Simplicity and minimalism II

Imagine a blank slate life.
Imagine that you have sort of this baseline of your life where you really don’t need to do anything.
I like stripping everything down to this baseline.
It’s almost like a bare canvas, or like having a a clean desk, that feeling of bringing everything down to the most basic level.
And then you can add the things that you want.
Instead of starting with this whole cluttered life and removing pieces: that’s one approach that we can use, just we look at the big mess of distractions and things going on and try to pick out some things that we can remove.
But another approach to decluttering is you just completely clear everything out and move it aside, and just imagine this blank slate and then you add just the things that you want to add.
So blank slate life: you could imagine you really don’t need to do anything.
Imagine a baseline of nothing.
And then you can add, OK, you’re gonna have eating and sleeping, maybe cleaning, and then that’s like your absolute minimum in order to survive.
And do you need to do more than that? Well, OK, maybe you want to add some exercise, and you probably need some way to make some money so that you can support this basic life.
And well, what else do you really need? It seems like other than that, we can just spend our life with our friends and family and just appreciate life.
There doesn’t seem to be much more we need to do than that, and everything else is something that we choose to add.
But rather than starting with it as like a defined thing, automatically we have all these things, I like this idea of starting with nothing and then adding piece by piece.
And we may find that we like to do a lot of things, so it may end up coming back to the same kind of complexity that we have, or almost.
But at least we’re choosing it.
We can choose to do the things we want in life.
Really, it seems so common to just believe that the way that my life is is the way it has to be, for various reasons, just automatically.
But so much really is up to us.
There may be constraints in one way or another, but they seem to not usually be as strict constraints as we often imagine.
So we do have the ability to design our lives, I think a lot more than most of us actually do.
So another part of this getting back to simplicity is getting back to nature.
And nature, I find, is very helpful for bringing out this sense of simplicity in life.
Just going for a walk, the simplicity of walking.
And this discipline is great too, because when you’re walking it feels like, well, I’m not being productive with my time.
I’m just walking.
I go out, and then I come back.
What are you achieving? You’re just going for a walk, appreciating the environment around you, and you don’t need to actually be able to write it off as productive time and be able to defend how you use your time efficiently.
You can actually just go for a walk and spend some time in nature, and that in itself can be a perfectly good use of time.
So appreciating nature, I find that very helpful.
And also just it almost just kind of trains me.

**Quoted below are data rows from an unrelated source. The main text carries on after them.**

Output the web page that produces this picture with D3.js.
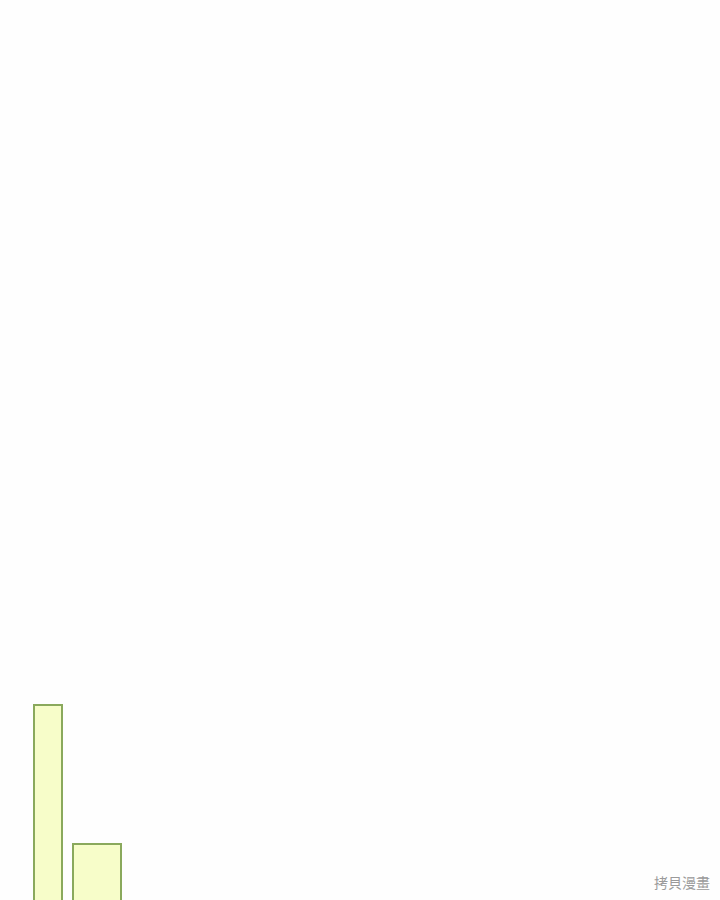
<!DOCTYPE html>
<html><head><meta charset="utf-8">
<script src="https://cdn.jsdelivr.net/npm/d3@7"></script>
<style>html,body{margin:0;padding:0;background:#fefefe;overflow:hidden}</style>
</head><body>
<script>
// Data (histogram-like bins, in data units)
const categories = ["A", "B"];
const binStart = [0, 39];
const binEnd = [28, 87];
const values = [197, 58];
const watermark = "拷貝漫畫";

const W = 720, H = 900;
const svg = d3.select("body").append("svg").attr("width", W).attr("height", H);
svg.append("rect").attr("width", W).attr("height", H).attr("fill", "#fefefe");

const x = d3.scaleLinear().domain([0, 87]).range([34, 121]);
const y = d3.scaleLinear().domain([0, 200]).range([902, 702]);

const data = categories.map((c, i) => ({c, x0: binStart[i], x1: binEnd[i], v: values[i]}));

svg.selectAll("rect.bar").data(data).join("rect")
  .attr("class", "bar")
  .attr("x", d => x(d.x0))
  .attr("width", d => x(d.x1) - x(d.x0))
  .attr("y", d => y(d.v))
  .attr("height", d => y(0) - y(d.v) + 10)
  .attr("fill", "#f7fdc9")
  .attr("stroke", "#8aa95c")
  .attr("stroke-width", 2);

svg.append("text")
  .attr("x", 710).attr("y", 888)
  .attr("text-anchor", "end")
  .attr("font-family", "Noto Sans CJK TC, Noto Sans CJK SC, sans-serif")
  .attr("font-size", 14)
  .attr("fill", "#9a9a9a")
  .attr("stroke", "#ffffff")
  .attr("stroke-width", 2)
  .attr("paint-order", "stroke")
  .text(watermark);
</script>
</body></html>
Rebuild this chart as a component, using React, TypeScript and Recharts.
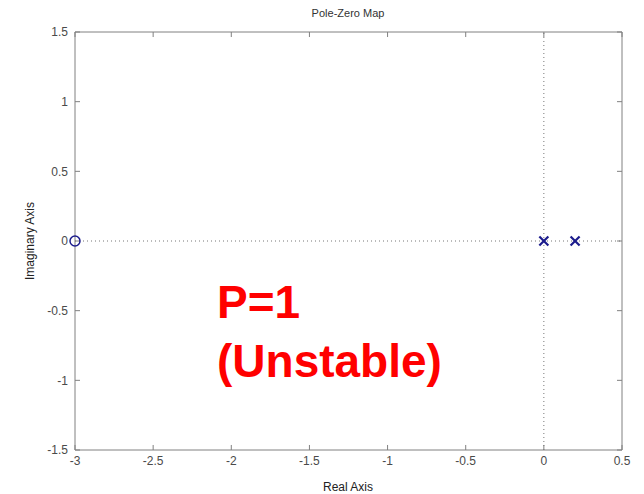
import { ReferenceLine, Scatter, ScatterChart, XAxis, YAxis } from "recharts";

const xTicks = [-3, -2.5, -2, -1.5, -1, -0.5, 0, 0.5];
const yTicks = [-1.5, -1, -0.5, 0, 0.5, 1, 1.5];
const zeros = [{ re: -3, im: 0 }];
const poles = [
  { re: 0, im: 0 },
  { re: 0.2, im: 0 },
];

const xMin = -3;
const xMax = 0.5;
const yMin = -1.5;
const yMax = 1.5;
// inward tick length expressed in data units (about 5px)
const xTickLen = 0.032;
const yTickLen = 0.036;

const axisColor = "#808080";
const markColor = "#1c1c8c";
const tickFont = { fontSize: 12, fill: "#4a4a4a", fontFamily: "Liberation Sans, Arial, sans-serif" };

function ZeroMark(props: any) {
  const { cx, cy } = props;
  return <circle cx={cx} cy={cy} r={5} fill="none" stroke={markColor} strokeWidth={1.5} />;
}

function PoleMark(props: any) {
  const { cx, cy } = props;
  const s = 4.5;
  return (
    <g stroke={markColor} strokeWidth={2.2}>
      <line x1={cx - s} y1={cy - s} x2={cx + s} y2={cy + s} />
      <line x1={cx - s} y1={cy + s} x2={cx + s} y2={cy - s} />
    </g>
  );
}

export default function App() {
  return (
    <div style={{ position: "absolute", left: 0, top: 0, width: 644, height: 494, background: "#fff" }}>
      <ScatterChart width={644} height={494} margin={{ top: 32, left: 35, right: 22, bottom: 14 }}>
        <XAxis
          type="number"
          dataKey="re"
          domain={[xMin, xMax]}
          ticks={xTicks}
          interval={0}
          height={30}
          stroke={axisColor}
          tickLine={false}
          tickSize={0}
          tickMargin={6}
          tick={tickFont}
        />
        <YAxis
          type="number"
          dataKey="im"
          domain={[yMin, yMax]}
          ticks={yTicks}
          interval={0}
          width={40}
          stroke={axisColor}
          tickLine={false}
          tickSize={0}
          tickMargin={7}
          tick={tickFont}
        />
        <ReferenceLine x={xMax} stroke={axisColor} />
        <ReferenceLine y={yMax} stroke={axisColor} />
        {xTicks.map((t) => (
          <ReferenceLine key={`b${t}`} segment={[{ x: t, y: yMin }, { x: t, y: yMin + yTickLen }]} stroke={axisColor} />
        ))}
        {xTicks.map((t) => (
          <ReferenceLine key={`t${t}`} segment={[{ x: t, y: yMax }, { x: t, y: yMax - yTickLen }]} stroke={axisColor} />
        ))}
        {yTicks.map((t) => (
          <ReferenceLine key={`l${t}`} segment={[{ x: xMin, y: t }, { x: xMin + xTickLen, y: t }]} stroke={axisColor} />
        ))}
        {yTicks.map((t) => (
          <ReferenceLine key={`r${t}`} segment={[{ x: xMax, y: t }, { x: xMax - xTickLen, y: t }]} stroke={axisColor} />
        ))}
        <ReferenceLine x={0} stroke="#777" strokeDasharray="1 3" />
        <ReferenceLine y={0} stroke="#777" strokeDasharray="1 3" />
        <Scatter data={zeros} shape={<ZeroMark />} isAnimationActive={false} />
        <Scatter data={poles} shape={<PoleMark />} isAnimationActive={false} />
      </ScatterChart>
      <svg
        width={644}
        height={494}
        style={{ position: "absolute", left: 0, top: 0, pointerEvents: "none" }}
        fontFamily="Liberation Sans, Arial, sans-serif"
      >
        <text x={348} y={17} textAnchor="middle" fontSize={11} fill="#333">
          Pole-Zero Map
        </text>
        <text x={348} y={491} textAnchor="middle" fontSize={12} fill="#222">
          Real Axis
        </text>
        <text x={34} y={241} textAnchor="middle" fontSize={12} fill="#222" transform="rotate(-90 34 241)">
          Imaginary Axis
        </text>
        <text x={217} y={318} fontSize={46} fontWeight="bold" fill="#ff0000">
          P=1
        </text>
        <text x={217} y={377} fontSize={46} fontWeight="bold" fill="#ff0000">
          (Unstable)
        </text>
      </svg>
    </div>
  );
}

Nature trains me in this way of thinking where I don’t have to worry about a lot of the things that fill the human mind when we’re dealing with all kinds of complex things in work and human affairs and all this kind of complexity and all these kind of abstract thoughts.
Nature helps to bring things back to the basics and focus on those.
And finally, one thing I really like about minimalism and simplicity is that it really combines- there’s discipline and creativity.
It really unites it.
It’s like a full game, a full operation, that includes our whole being.
It is about training and self-control and learning how to discipline ourselves, but at the same time it also brings out this sense of creativity, of we have control over our lives.
We have the ability to choose our lives, and we can make our lives into what we want.
And removing the complexity and distractions that are like filling our lives, sometimes like weeds, or just like an overcrowded room: we clear that out, and then we have the space to be able to make choices to design our life and make it the way we want to be.